Mattia Feltri, La Stampa 30/11/2013, 30 novembre 2013
LA DIASPORA DEI FEDELISSIMI SOLO IL CAPO È INOSSIDABILE
Cade sul lavoro un altro amico di Silvio Berlusconi. È Adriano Galliani poiché anche a lui, come a tutti noi, prima o dopo tocca fare i conti con quella bestia che è il tempo, e che è il magico ricambio generazionale. A tutti, tranne a uno, naturalmente: il capo. Il capo è ancora tale mentre attorno a lui i compagni e i collaboratori di una vita soccombono sotto le botte delle procure e delle nuove leve, o semplicemente della stanchezza e della senilità. Lascia anche Galliani, sessantanove anni, per ventotto al Milan e ventotto trofei vinti: cinque coppe dei campioni, otto scudetti, tre mondiali e le rimanenze. La rottamazione arriva per mano di Barbara Berlusconi secondo la quale, siccome le cose non vanno come andavano una volta, è ora di cambiare e ci penserà lei, così splendidamente spensierata davanti al bottino e alla dignità del predecessore.
La spietatezza è un mostro che ci cammina sempre a fianco. Pensate a come nell’ultima campagna elettorale venne espunto il fraterno Marcello Dell’Utri, uno con addosso le unghie dei pm; il sodalizio di mezzo secolo se ne andò col vento poiché, spiegò Berlusconi, Marcello è innocente innocentissimo ma ci sono momenti in cui non ci si possono permettere gli indagati in lista. Specialmente se il superindagato fa già il numero uno. Dell’Utri rimase fuori dal Parlamento nella stessa tornata in cui ne rimase fuori Nicola Cosentino, che in capo a qualche settimana finì a Poggioreale in detenzione preventiva. Per la vita del re si deve sacrificare la propria, che si porti il titolo di servitori infedeli o fedeli. Ormai è una carneficina. Emilio Fede brancola nell’etere alla ricerca di una telecamera o di un’intervista o di un angoletto qualsiasi di antica gloria. Lele Mora, pure finito ad assaporare la cella, cerca riscatti spirituali. Maurizio Costanzo dov’è? E Paolo Liguori? Ora l’orizzonte è desertificato ma tutto cominciò abbastanza presto, precisamente dieci minuti dopo la prima apoteosi elettorale, quella del 1994, quando, per far tornare i numeri necessari alla fiducia, si sacrificò il liberale Antonio Martino e al ministero delle Finanze venne piazzato Giulio Tremonti, socialista, eletto con Alleanza democratica. La famosa rivoluzione liberale morì in fasce. Sono trascorsi i lustri portandosi via le illusioni, e anche Tremonti sverna ai margini dell’impero.

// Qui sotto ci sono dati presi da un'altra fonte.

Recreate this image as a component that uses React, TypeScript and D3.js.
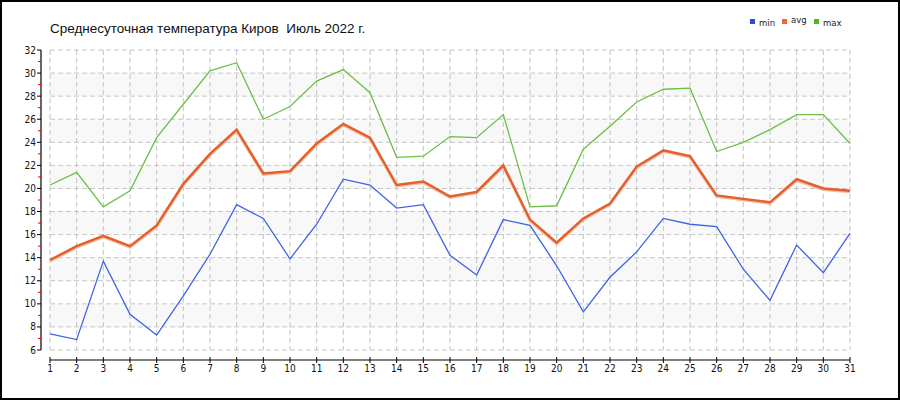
import React from "react";
import * as d3 from "d3";

const days = d3.range(1, 32);
const minT = [7.4, 6.9, 13.7, 9.1, 7.3, 10.7, 14.3, 18.6, 17.4, 13.9, 16.9, 20.8, 20.3, 18.3, 18.6, 14.2, 12.5, 17.3, 16.8, 13.3, 9.3, 12.3, 14.5, 17.4, 16.9, 16.7, 13.0, 10.3, 15.1, 12.7, 16.1];
const avgT = [13.8, 15.0, 15.9, 15.0, 16.8, 20.4, 23.0, 25.1, 21.3, 21.5, 23.9, 25.6, 24.4, 20.3, 20.6, 19.3, 19.7, 22.0, 17.3, 15.3, 17.4, 18.7, 21.9, 23.3, 22.8, 19.4, 19.1, 18.8, 20.8, 20.0, 19.8];
const maxT = [20.3, 21.4, 18.4, 19.8, 24.4, 27.3, 30.2, 30.9, 26.0, 27.1, 29.3, 30.3, 28.3, 22.7, 22.8, 24.5, 24.4, 26.4, 18.4, 18.5, 23.4, 25.4, 27.5, 28.6, 28.7, 23.2, 24.0, 25.1, 26.4, 26.4, 23.9];
const yTicks = d3.range(6, 33, 2);
const yMinorTicks = d3.range(7, 32, 2);
const bands = [8, 12, 16, 20, 24, 28];
const title = "Среднесуточная температура Киров  Июль 2022 г.";
const legendItems = [
  { name: "min", color: "#2a4fe0" },
  { name: "avg", color: "#ec6a34" },
  { name: "max", color: "#55b02a" },
];

export default function App() {
  const W = 900, H = 400;
  const x = d3.scaleLinear().domain([1, 31]).range([50, 850]);
  const y = d3.scaleLinear().domain([6, 32]).range([350, 50]);
  const line = d3.line<number>().x((_, i) => x(days[i])).y((d) => y(d));
  const font = "Tahoma, 'DejaVu Sans Condensed', 'DejaVu Sans', sans-serif";
  return (
    <svg width={W} height={H} style={{ position: "absolute", left: 0, top: 0, background: "#fff" }}>
      <rect x={1} y={1} width={W - 2} height={H - 2} fill="#fff" stroke="#000" strokeWidth={2} />
      <text x={50} y={33} fontFamily="'Liberation Sans', Arial, sans-serif" fontSize={13.5} fill="#111" style={{ whiteSpace: "pre" }}>{title}</text>
      {/* legend */}
      {legendItems.map((it, i) => (
        <g key={it.name} transform={`translate(${750 + i * 32},0)`}>
          <rect x={0} y={19} width={5} height={5} fill={it.color} />
          <text x={9} y={it.name === "avg" ? 23 : 25.5} fontFamily="'DejaVu Sans', sans-serif" fontSize={8.5} fill="#222">{it.name}</text>
        </g>
      ))}
      {/* bands */}
      {bands.map((b) => (
        <rect key={b} x={x(1)} y={y(b + 2)} width={x(31) - x(1)} height={y(b) - y(b + 2)} fill="#f8f8f8" />
      ))}
      {/* grid */}
      {yTicks.map((t) => (
        <line key={"gy" + t} x1={x(1)} x2={x(31)} y1={y(t)} y2={y(t)} stroke="#c4c4c4" strokeDasharray="5,3" />
      ))}
      {days.map((d) => (
        <line key={"gx" + d} x1={x(d)} x2={x(d)} y1={y(32)} y2={y(6)} stroke="#c4c4c4" strokeDasharray="5,3" />
      ))}
      {/* y axis */}
      <line x1={41} x2={41} y1={y(32)} y2={y(6)} stroke="#000" strokeWidth={1.2} />
      {yTicks.map((t) => (
        <g key={"yt" + t}>
          <line x1={37} x2={41} y1={y(t)} y2={y(t)} stroke="#000" />
          <text x={36} y={y(t) + 3.5} textAnchor="end" fontFamily={font} fontSize={10} fill="#111">{t}</text>
        </g>
      ))}
      {yMinorTicks.map((t) => (
        <line key={"ym" + t} x1={38} x2={41} y1={y(t)} y2={y(t)} stroke="#e00000" />
      ))}
      {/* x axis */}
      <line x1={x(1)} x2={x(31)} y1={360} y2={360} stroke="#000" strokeWidth={1.2} />
      {days.map((d) => (
        <g key={"xt" + d}>
          <line x1={x(d)} x2={x(d)} y1={357} y2={363} stroke="#000" />
          <text x={x(d)} y={372} textAnchor="middle" fontFamily={font} fontSize={10} fill="#111">{d}</text>
        </g>
      ))}
      {/* series */}
      <path d={line(maxT) || ""} fill="none" stroke="#6cbf45" strokeWidth={1.3} />
      <path d={line(minT) || ""} fill="none" stroke="#3e63e6" strokeWidth={1.3} />
      <path d={line(avgT) || ""} fill="none" stroke="#f5bca0" strokeWidth={3} transform="translate(0,1)" />
      <path d={line(avgT) || ""} fill="none" stroke="#e2602c" strokeWidth={2.4} />
    </svg>
  );
}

Chi ricorda gli avvocati degli esordi? Cesare Previti, certo, uno dei tanti che hanno preceduto Berlusconi nella rovina giudiziaria. Ma Raffaele Della Valle, che era capogruppo alla Camera? E Vittorio Dotti? E poi Gaetano Pecorella? Intanto la morte si è presa Lucio Colletti e Piero Melograni, e quest’ultimo soltanto l’anno scorso, quando nessuno nel centrodestra sapeva nemmeno chi fosse e che avesse scritto. E dimenticato è il delizioso giurista liberale Alfredo Biondi. Giuliano Urbani si fa ormai i fatti suoi. Gianni Letta, il sommo ambasciatore, ha diritto a un laticlavio per i servigi prestati, ma sul campo non occorre più. A Paolo Bonaiuti grosso modo è andata alla stessa maniera. Letizia Moratti ha chiuso. Tiziana Parenti ha chiuso presto. Tanti se ne sono andati, che fossero famigli (Renato Schifani, Roberto Formigoni, Beppe Pisanu, Roberto Antonione) o affini (Pierferdinando Casini, Gianfranco Fini, Rocco Buttiglione). Si potrebbe proseguire a lungo, in un pezzo ormai commemorativo di una folla boccheggiante ai piedi del sire che resta sul trono, o almeno così ritiene. Vuole rilanciare Forza Italia, vincere le elezioni, riprendersi il mondo stavolta insieme con la figlia Barbara («al Milan non si è speso poco, si è speso male»), con la fidanzata Francesca Pascale («a palazzo Grazioli si pagavano i fagiolini ottanta euro al chilo») e con qualche altro volenteroso soldato della Silvio Jugend.